* To be done *
Quote the whole listing word for word. Do not include the pictures.
## begin
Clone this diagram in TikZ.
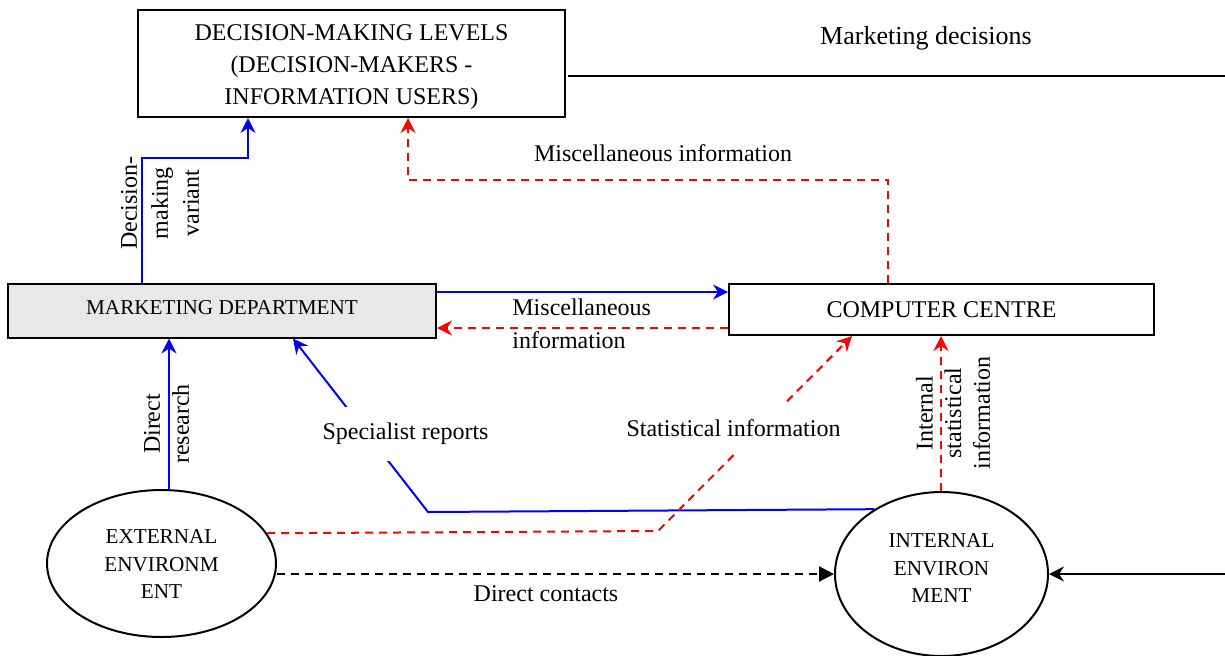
\documentclass[tikz,border=0pt]{standalone}
\usepackage{fontspec}
\setmainfont{Liberation Serif}
\usetikzlibrary{arrows.meta,shapes.geometric}
\definecolor{mdgray}{HTML}{E8E8E8}
\begin{document}
\begin{tikzpicture}[x=0.5pt,y=-0.5pt,
  box/.style={draw,line width=1pt,inner sep=0pt,align=center,font=\fontsize{12}{16}\selectfont},
  ell/.style={draw,ellipse,line width=1pt,inner sep=0pt},
  etxt/.style={inner sep=0pt,align=center,font=\fontsize{10.6}{13.9}\selectfont},
  lbl/.style={inner sep=0pt,font=\fontsize{12}{16}\selectfont},
  rlbl/.style={inner sep=0pt,rotate=90,align=center},
  tip/.style={-{Stealth[length=7.5pt,width=7.5pt,inset=2.5pt]}},
  bl/.style={draw=blue,line width=1pt,tip},
  rd/.style={draw=red,line width=1pt,dash pattern=on 4pt off 3pt,tip},
  bk/.style={draw=black,line width=1pt},
  gap/.style={lbl,fill=white,inner xsep=3pt,inner ysep=8pt}]
\useasboundingbox (0,0) rectangle (1225,655);

% boxes
\node[box,minimum width=213.5pt,minimum height=53.5pt] (dm) at (351.5,63.5) {};
\node[box,draw=none] (dmt) at (351.5,67.5)
  {DECISION-MAKING LEVELS\\(DECISION-MAKERS -\\INFORMATION USERS)};
\node[box,fill=mdgray,minimum width=214pt,minimum height=27pt,
  font=\fontsize{10.6}{13}\selectfont,text height=7pt,text depth=3.5pt] (md) at (222,310.5)
  {MARKETING DEPARTMENT};
\node[box,minimum width=212.5pt,minimum height=25.5pt] (cc) at (941.5,309.5)
  {COMPUTER CENTRE};
\node[ell,minimum width=114.5pt,minimum height=73.5pt] (ext) at (161.5,563.5) {};
\node[etxt] (extt) at (161.5,564) {EXTERNAL\\ENVIRONM\\ENT};
\node[ell,minimum width=106.5pt,minimum height=82pt] (int) at (941.5,574) {};
\node[etxt] (intt) at (941.5,568) {INTERNAL\\ENVIRON\\MENT};

% marketing decisions
\node[lbl,font=\fontsize{13}{16}\selectfont] (mdec) at (926,38) {Marketing decisions};
\coordinate (mdl) at (568,76);
\coordinate (mdr) at (1225,76);
\draw[bk] (mdl) -- (mdr);

% decision-making variant
\coordinate (c1) at (142,158);
\coordinate (c2) at (248,158);
\draw[bl] (c1 |- md.north) -- (c1) -- (c2) -- (c2 |- dm.south);
\node[rlbl,font=\fontsize{12}{15.5}\selectfont] (dmv) at (160,203) {Decision-\\making\\variant};

% miscellaneous information (top)
\coordinate (r1) at (888,180);
\coordinate (r2) at (408,180);
\draw[rd] (r1 |- cc.north) -- (r1) -- (r2) -- (r2 |- dm.south);
\node[lbl] (mi1) at (663,153) {Miscellaneous information};

% between marketing and computer centre
\coordinate (h1) at (0,292);
\coordinate (h2) at (0,328);
\draw[bl] (h1 -| md.east) -- (h1 -| cc.west);
\draw[rd] (h2 -| cc.west) -- (h2 -| md.east);
\node[lbl,align=left,anchor=west,font=\fontsize{12}{16.5}\selectfont] (mi2) at (512,323.5) {Miscellaneous\\information};

% direct research
\coordinate (v1) at (169,0);
\draw[bl] (ext.north -| v1) -- (v1 |- md.south);
\node[rlbl,font=\fontsize{12}{14.5}\selectfont] (dr) at (166.5,424) {Direct\\research};

% specialist reports
\coordinate (sp1) at (428,512);
\coordinate (sp2) at (293,0);
\draw[bl] (int.136) -- (sp1) -- (sp2 |- md.south);
\node[gap] (spr) at (405.5,434) {Specialist reports};

% statistical information
\coordinate (st1) at (658,531);
\coordinate (st2) at (852,0);
\draw[rd] (ext.16) -- (st1) -- (st2 |- cc.south);
\node[gap] (sti) at (733.5,428) {Statistical information};

% internal statistical information
\coordinate (iv) at (941,0);
\draw[rd] (int.north -| iv) -- (iv |- cc.south);
\node[rlbl,font=\fontsize{12}{14.3}\selectfont] (isi) at (953,413) {Internal\\statistical\\information};

% direct contacts
\coordinate (dcy) at (0,574);
\draw[bk,dash pattern=on 4pt off 3pt,-{Triangle[length=7.5pt,width=7.5pt]}] (dcy -| ext.east) -- (dcy -| int.west);
\node[lbl] (dc) at (546,594) {Direct contacts};

% incoming arrow
\coordinate (rin) at (1225,574);
\draw[bk,tip] (rin) -- (rin -| int.east);
\end{tikzpicture}
\end{document}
## end
* Written answer *
Clone this diagram in TikZ.
\documentclass[tikz,border=0pt]{standalone}
\usepackage{fontspec}
\setmainfont{Liberation Serif}
\usetikzlibrary{arrows.meta,shapes.geometric}
\definecolor{mdgray}{HTML}{E8E8E8}
\begin{document}
\begin{tikzpicture}[x=0.5pt,y=-0.5pt,
  box/.style={draw,line width=1pt,inner sep=0pt,align=center,font=\fontsize{12}{16}\selectfont},
  ell/.style={draw,ellipse,line width=1pt,inner sep=0pt},
  etxt/.style={inner sep=0pt,align=center,font=\fontsize{10.6}{13.9}\selectfont},
  lbl/.style={inner sep=0pt,font=\fontsize{12}{16}\selectfont},
  rlbl/.style={inner sep=0pt,rotate=90,align=center},
  tip/.style={-{Stealth[length=7.5pt,width=7.5pt,inset=2.5pt]}},
  bl/.style={draw=blue,line width=1pt,tip},
  rd/.style={draw=red,line width=1pt,dash pattern=on 4pt off 3pt,tip},
  bk/.style={draw=black,line width=1pt},
  gap/.style={lbl,fill=white,inner xsep=3pt,inner ysep=8pt}]
\useasboundingbox (0,0) rectangle (1225,655);

% boxes
\node[box,minimum width=213.5pt,minimum height=53.5pt] (dm) at (351.5,63.5) {};
\node[box,draw=none] (dmt) at (351.5,67.5)
  {DECISION-MAKING LEVELS\\(DECISION-MAKERS -\\INFORMATION USERS)};
\node[box,fill=mdgray,minimum width=214pt,minimum height=27pt,
  font=\fontsize{10.6}{13}\selectfont,text height=7pt,text depth=3.5pt] (md) at (222,310.5)
  {MARKETING DEPARTMENT};
\node[box,minimum width=212.5pt,minimum height=25.5pt] (cc) at (941.5,309.5)
  {COMPUTER CENTRE};
\node[ell,minimum width=114.5pt,minimum height=73.5pt] (ext) at (161.5,563.5) {};
\node[etxt] (extt) at (161.5,564) {EXTERNAL\\ENVIRONM\\ENT};
\node[ell,minimum width=106.5pt,minimum height=82pt] (int) at (941.5,574) {};
\node[etxt] (intt) at (941.5,568) {INTERNAL\\ENVIRON\\MENT};

% marketing decisions
\node[lbl,font=\fontsize{13}{16}\selectfont] (mdec) at (926,38) {Marketing decisions};
\coordinate (mdl) at (568,76);
\coordinate (mdr) at (1225,76);
\draw[bk] (mdl) -- (mdr);

% decision-making variant
\coordinate (c1) at (142,158);
\coordinate (c2) at (248,158);
\draw[bl] (c1 |- md.north) -- (c1) -- (c2) -- (c2 |- dm.south);
\node[rlbl,font=\fontsize{12}{15.5}\selectfont] (dmv) at (160,203) {Decision-\\making\\variant};

% miscellaneous information (top)
\coordinate (r1) at (888,180);
\coordinate (r2) at (408,180);
\draw[rd] (r1 |- cc.north) -- (r1) -- (r2) -- (r2 |- dm.south);
\node[lbl] (mi1) at (663,153) {Miscellaneous information};

% between marketing and computer centre
\coordinate (h1) at (0,292);
\coordinate (h2) at (0,328);
\draw[bl] (h1 -| md.east) -- (h1 -| cc.west);
\draw[rd] (h2 -| cc.west) -- (h2 -| md.east);
\node[lbl,align=left,anchor=west,font=\fontsize{12}{16.5}\selectfont] (mi2) at (512,323.5) {Miscellaneous\\information};

% direct research
\coordinate (v1) at (169,0);
\draw[bl] (ext.north -| v1) -- (v1 |- md.south);
\node[rlbl,font=\fontsize{12}{14.5}\selectfont] (dr) at (166.5,424) {Direct\\research};

% specialist reports
\coordinate (sp1) at (428,512);
\coordinate (sp2) at (293,0);
\draw[bl] (int.136) -- (sp1) -- (sp2 |- md.south);
\node[gap] (spr) at (405.5,434) {Specialist reports};

% statistical information
\coordinate (st1) at (658,531);
\coordinate (st2) at (852,0);
\draw[rd] (ext.16) -- (st1) -- (st2 |- cc.south);
\node[gap] (sti) at (733.5,428) {Statistical information};

% internal statistical information
\coordinate (iv) at (941,0);
\draw[rd] (int.north -| iv) -- (iv |- cc.south);
\node[rlbl,font=\fontsize{12}{14.3}\selectfont] (isi) at (953,413) {Internal\\statistical\\information};

% direct contacts
\coordinate (dcy) at (0,574);
\draw[bk,dash pattern=on 4pt off 3pt,-{Triangle[length=7.5pt,width=7.5pt]}] (dcy -| ext.east) -- (dcy -| int.west);
\node[lbl] (dc) at (546,594) {Direct contacts};

% incoming arrow
\coordinate (rin) at (1225,574);
\draw[bk,tip] (rin) -- (rin -| int.east);
\end{tikzpicture}
\end{document}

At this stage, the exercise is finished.